They brought furniture, baseball card collections, paintings and watches.
They came with clocks, jewelry, and all sorts of collectibles.
The lines were long but festive Tuesday as PBS's Antiques Roadshow, one of the longest-running reality shows, stopped at Winterthur Museum, Garden and Library to record for future episodes of the program that will air sometime in 2020.
An estimated 3,000 people were able to get tickets. They included Jeanne and her daughter Mary, from several states away.
Jeanne brought a painting for appraisal, as well as an unusual small table.
"It was a little triangular table that belonged to my husband's grandparents.
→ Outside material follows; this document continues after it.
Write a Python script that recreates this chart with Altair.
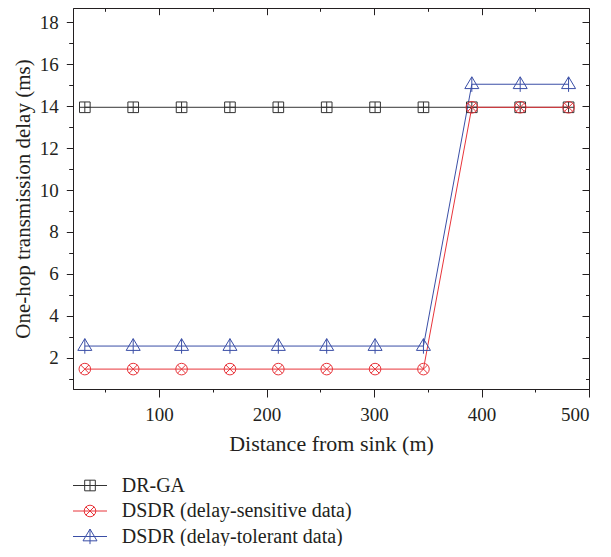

It's kind of unusual - the leg on it is a beautifully-carved, scantily-clad woman, with her arms spread as wings" Jeanne said.
She found out that it was a piece of Victorian Revival furniture, likely from the 1930s or 1940s.
Jeanne's daughter, however, took the lead in trying to get into Antiques Roadshow.
"I'm going against the grain. I like older things. I like the idea of using what we have and not buying something new when something was made, perhaps better, a few decades ago," Mary said.
According to Antiques Roadshow Executive Producer Marsha Bemko, about 25 people will make it into each of the three programs that will result from hours of appraising and recording at Winterthur.
"We have seen some fabulous things here today, both regional objects and things you'd see anywhere," Bemko said.
Tuesday's event was also the conclusion of a current Antiques Roadshow tour, which brought the show to more historic, intimate locations compared to the usual setting of a convention center.
"We love doing it in these environments. Winterthur has embraced us, allowed us and our 3,000 friends in to play house with them," Bemko said.
The opportunity to appraise was also a homecoming of sorts for Andrew Brunk. He now runs an auction house in North Carolina, but received his master's from Winterthur's program in Early American Culture.
"It's interesting what people choose to bring in," Brunk said. He added that people often have questions about how and where something in the family was made.
Rarity, condition and design also play into another often-asked question: how much is it worth?
"People are realistic often about the value of what they have. They know it's not going to be life-changing," Bemko said. "They really want to know, was it made in the South? Was it made in America? Was it made in the North? When was it made? Of course, value is something they want to learn, too."
"To me, the satisfaction is in a sense of discovery, not knowing what someone might walk in the door with," Brunk said.
"Interacting with the people who have a history with the objects is always interesting."